## What to work on
Without including any pictures, write out the listing below exactly.

## Recorded information
↓

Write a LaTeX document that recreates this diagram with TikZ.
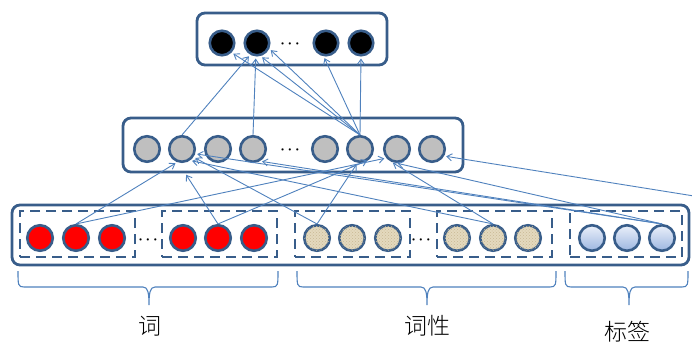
\documentclass[tikz,border=0pt]{standalone}
\usepackage{fontspec}
\newfontfamily\cjk{Noto Sans CJK SC Light}
\usetikzlibrary{arrows.meta,calc,patterns}
\definecolor{bd}{HTML}{385D8A}
\definecolor{ar}{HTML}{4F81BD}
\definecolor{gr}{HTML}{BFBFBF}
\definecolor{tanc}{HTML}{E4D9BE}
\definecolor{tanp}{HTML}{C9B994}
\definecolor{blt}{HTML}{EAF0FA}
\definecolor{blb}{HTML}{9DB6E0}
\newcommand{\mybrace}[3]{%
  \draw[brc] (#1,271) .. controls (#1,285) and (#1,287) .. ({#1+6},287)
    -- ({#2-6},287) .. controls ({#2-1},287) and (#2,293) .. (#2,305)
    .. controls (#2,293) and ({#2+1},287) .. ({#2+6},287)
    -- ({#3-6},287) .. controls (#3,287) and (#3,285) .. (#3,271);}
\begin{document}
\begin{tikzpicture}[x=1pt,y=-1pt,
  box/.style={draw=bd,line width=2.8pt,rounded corners=8pt},
  grp/.style={draw=bd,line width=2.8pt,dash pattern=on 10pt off 6pt},
  unit/.style={circle,draw=bd,line width=2.6pt,minimum size=25.5pt,inner sep=0pt},
  ounit/.style={unit,minimum size=24.5pt,fill=black},
  hunit/.style={unit,fill=gr},
  wunit/.style={unit,fill=red},
  punit/.style={unit,fill=tanc,postaction={pattern=crosshatch dots,pattern color=tanp}},
  lunit/.style={unit,top color=blt,bottom color=blb},
  dotsn/.style={inner sep=0pt,font=\fontsize{15}{15}\selectfont\boldmath},
  arr/.style={draw=ar,line width=0.9pt,-{Straight Barb[length=5pt,width=7pt]},shorten >=2pt},
  brc/.style={draw=ar,line width=1.1pt},
  lab/.style={font=\cjk\fontsize{23}{23}\selectfont,inner sep=0pt}
]
\useasboundingbox (0,0) rectangle (692,345);

% boxes
\node[box,minimum width=190pt,minimum height=52pt] (topbox) at (292,39) {};
\node[box,minimum width=340pt,minimum height=54pt] (midbox) at (293,145) {};
\node[box,minimum width=677pt,minimum height=60pt] (inbox) at (350.5,235) {};
\node[grp,minimum width=115pt,minimum height=46pt] (g1) at (77.5,234) {};
\node[grp,minimum width=115pt,minimum height=46pt] (g2) at (219.5,234) {};
\node[grp,minimum width=115pt,minimum height=46pt] (g3) at (352.5,234) {};
\node[grp,minimum width=115pt,minimum height=46pt] (g4) at (494.5,234) {};
\node[grp,minimum width=112pt,minimum height=46pt] (g5) at (626,234) {};

% output layer
\node[ounit] (o1) at (222,43) {};
\node[ounit] (o2) at (257,43) {};
\node[dotsn] (od) at (290,44) {$\cdots$};
\node[ounit] (o4) at (326,43) {};
\node[ounit] (o5) at (361,43) {};

% hidden layer
\node[hunit] (m1) at (147,149) {};
\node[hunit] (m2) at (182,149) {};
\node[hunit] (m3) at (218,149) {};
\node[hunit] (m4) at (253,149) {};
\node[dotsn] (md) at (290,150) {$\cdots$};
\node[hunit] (m6) at (325,149) {};
\node[hunit] (m7) at (360,149) {};
\node[hunit] (m8) at (397,149) {};
\node[hunit] (m9) at (432,149) {};

% input layer
\node[wunit] (r1) at (40,238) {};
\node[wunit] (r2) at (76,238) {};
\node[wunit] (r3) at (112,238) {};
\node[dotsn] (rd) at (148,240) {$\cdots$};
\node[wunit] (r4) at (183,238) {};
\node[wunit] (r5) at (218,238) {};
\node[wunit] (r6) at (254,238) {};
\node[punit] (t1) at (317,238) {};
\node[punit] (t2) at (352,238) {};
\node[punit] (t3) at (388,238) {};
\node[dotsn] (td) at (421,240) {$\cdots$};
\node[punit] (t4) at (457,238) {};
\node[punit] (t5) at (493,238) {};
\node[punit] (t6) at (528,238) {};
\node[lunit] (b1) at (592,238) {};
\node[lunit] (b2) at (627,238) {};
\node[lunit] (b3) at (662,238) {};
\coordinate (edge) at (694,196);

% hidden -> output
\draw[arr] (m2.north) -- (o2.-120);
\draw[arr] (m4.north) -- (o2.-95);
\draw[arr] (m7.north) -- (o1.-45);
\draw[arr] (m7.north) -- (o2.-75);
\draw[arr] (m7.north) -- (o2.-25);
\draw[arr] (m7.north) -- (o4.-100);
\draw[arr] (m7.north) -- (o5.-90);

% input -> hidden
\draw[arr] (r2.north) -- (m2.-110);
\draw[arr] (r2.north) -- (m8.-140);
\draw[arr] (r5.north) -- ($(m2.south)+(3,10)$);
\draw[arr] (r5.north) -- (m7.-50);
\draw[arr] (t1.north) -- (m2.-35);
\draw[arr] (t1.north) -- (m7.-100);
\draw[arr] (t5.north) -- (m2.-55);
\draw[arr] (t5.north) -- (m8.-115);
\draw[arr] (b3.north) -- (m8.-95);
\draw[arr] (b3.north) -- (m2.-20);
\draw[arr] (b3.north) -- (m4.-60);
\draw[arr] (edge) -- (m9.-30);

% braces and labels
\mybrace{18}{149}{278}
\mybrace{297}{427}{556}
\mybrace{565}{629}{688}
\node[lab] (l1) at (150,326) {词};
\node[lab] (l2) at (427,326) {词性};
\node[lab] (l3) at (627,332) {标签};
\end{tikzpicture}
\end{document}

↑

## Final result
Write a LaTeX document that recreates this diagram with TikZ.
\documentclass[tikz,border=0pt]{standalone}
\usepackage{fontspec}
\newfontfamily\cjk{Noto Sans CJK SC Light}
\usetikzlibrary{arrows.meta,calc,patterns}
\definecolor{bd}{HTML}{385D8A}
\definecolor{ar}{HTML}{4F81BD}
\definecolor{gr}{HTML}{BFBFBF}
\definecolor{tanc}{HTML}{E4D9BE}
\definecolor{tanp}{HTML}{C9B994}
\definecolor{blt}{HTML}{EAF0FA}
\definecolor{blb}{HTML}{9DB6E0}
\newcommand{\mybrace}[3]{%
  \draw[brc] (#1,271) .. controls (#1,285) and (#1,287) .. ({#1+6},287)
    -- ({#2-6},287) .. controls ({#2-1},287) and (#2,293) .. (#2,305)
    .. controls (#2,293) and ({#2+1},287) .. ({#2+6},287)
    -- ({#3-6},287) .. controls (#3,287) and (#3,285) .. (#3,271);}
\begin{document}
\begin{tikzpicture}[x=1pt,y=-1pt,
  box/.style={draw=bd,line width=2.8pt,rounded corners=8pt},
  grp/.style={draw=bd,line width=2.8pt,dash pattern=on 10pt off 6pt},
  unit/.style={circle,draw=bd,line width=2.6pt,minimum size=25.5pt,inner sep=0pt},
  ounit/.style={unit,minimum size=24.5pt,fill=black},
  hunit/.style={unit,fill=gr},
  wunit/.style={unit,fill=red},
  punit/.style={unit,fill=tanc,postaction={pattern=crosshatch dots,pattern color=tanp}},
  lunit/.style={unit,top color=blt,bottom color=blb},
  dotsn/.style={inner sep=0pt,font=\fontsize{15}{15}\selectfont\boldmath},
  arr/.style={draw=ar,line width=0.9pt,-{Straight Barb[length=5pt,width=7pt]},shorten >=2pt},
  brc/.style={draw=ar,line width=1.1pt},
  lab/.style={font=\cjk\fontsize{23}{23}\selectfont,inner sep=0pt}
]
\useasboundingbox (0,0) rectangle (692,345);

% boxes
\node[box,minimum width=190pt,minimum height=52pt] (topbox) at (292,39) {};
\node[box,minimum width=340pt,minimum height=54pt] (midbox) at (293,145) {};
\node[box,minimum width=677pt,minimum height=60pt] (inbox) at (350.5,235) {};
\node[grp,minimum width=115pt,minimum height=46pt] (g1) at (77.5,234) {};
\node[grp,minimum width=115pt,minimum height=46pt] (g2) at (219.5,234) {};
\node[grp,minimum width=115pt,minimum height=46pt] (g3) at (352.5,234) {};
\node[grp,minimum width=115pt,minimum height=46pt] (g4) at (494.5,234) {};
\node[grp,minimum width=112pt,minimum height=46pt] (g5) at (626,234) {};

% output layer
\node[ounit] (o1) at (222,43) {};
\node[ounit] (o2) at (257,43) {};
\node[dotsn] (od) at (290,44) {$\cdots$};
\node[ounit] (o4) at (326,43) {};
\node[ounit] (o5) at (361,43) {};

% hidden layer
\node[hunit] (m1) at (147,149) {};
\node[hunit] (m2) at (182,149) {};
\node[hunit] (m3) at (218,149) {};
\node[hunit] (m4) at (253,149) {};
\node[dotsn] (md) at (290,150) {$\cdots$};
\node[hunit] (m6) at (325,149) {};
\node[hunit] (m7) at (360,149) {};
\node[hunit] (m8) at (397,149) {};
\node[hunit] (m9) at (432,149) {};

% input layer
\node[wunit] (r1) at (40,238) {};
\node[wunit] (r2) at (76,238) {};
\node[wunit] (r3) at (112,238) {};
\node[dotsn] (rd) at (148,240) {$\cdots$};
\node[wunit] (r4) at (183,238) {};
\node[wunit] (r5) at (218,238) {};
\node[wunit] (r6) at (254,238) {};
\node[punit] (t1) at (317,238) {};
\node[punit] (t2) at (352,238) {};
\node[punit] (t3) at (388,238) {};
\node[dotsn] (td) at (421,240) {$\cdots$};
\node[punit] (t4) at (457,238) {};
\node[punit] (t5) at (493,238) {};
\node[punit] (t6) at (528,238) {};
\node[lunit] (b1) at (592,238) {};
\node[lunit] (b2) at (627,238) {};
\node[lunit] (b3) at (662,238) {};
\coordinate (edge) at (694,196);

% hidden -> output
\draw[arr] (m2.north) -- (o2.-120);
\draw[arr] (m4.north) -- (o2.-95);
\draw[arr] (m7.north) -- (o1.-45);
\draw[arr] (m7.north) -- (o2.-75);
\draw[arr] (m7.north) -- (o2.-25);
\draw[arr] (m7.north) -- (o4.-100);
\draw[arr] (m7.north) -- (o5.-90);

% input -> hidden
\draw[arr] (r2.north) -- (m2.-110);
\draw[arr] (r2.north) -- (m8.-140);
\draw[arr] (r5.north) -- ($(m2.south)+(3,10)$);
\draw[arr] (r5.north) -- (m7.-50);
\draw[arr] (t1.north) -- (m2.-35);
\draw[arr] (t1.north) -- (m7.-100);
\draw[arr] (t5.north) -- (m2.-55);
\draw[arr] (t5.north) -- (m8.-115);
\draw[arr] (b3.north) -- (m8.-95);
\draw[arr] (b3.north) -- (m2.-20);
\draw[arr] (b3.north) -- (m4.-60);
\draw[arr] (edge) -- (m9.-30);

% braces and labels
\mybrace{18}{149}{278}
\mybrace{297}{427}{556}
\mybrace{565}{629}{688}
\node[lab] (l1) at (150,326) {词};
\node[lab] (l2) at (427,326) {词性};
\node[lab] (l3) at (627,332) {标签};
\end{tikzpicture}
\end{document}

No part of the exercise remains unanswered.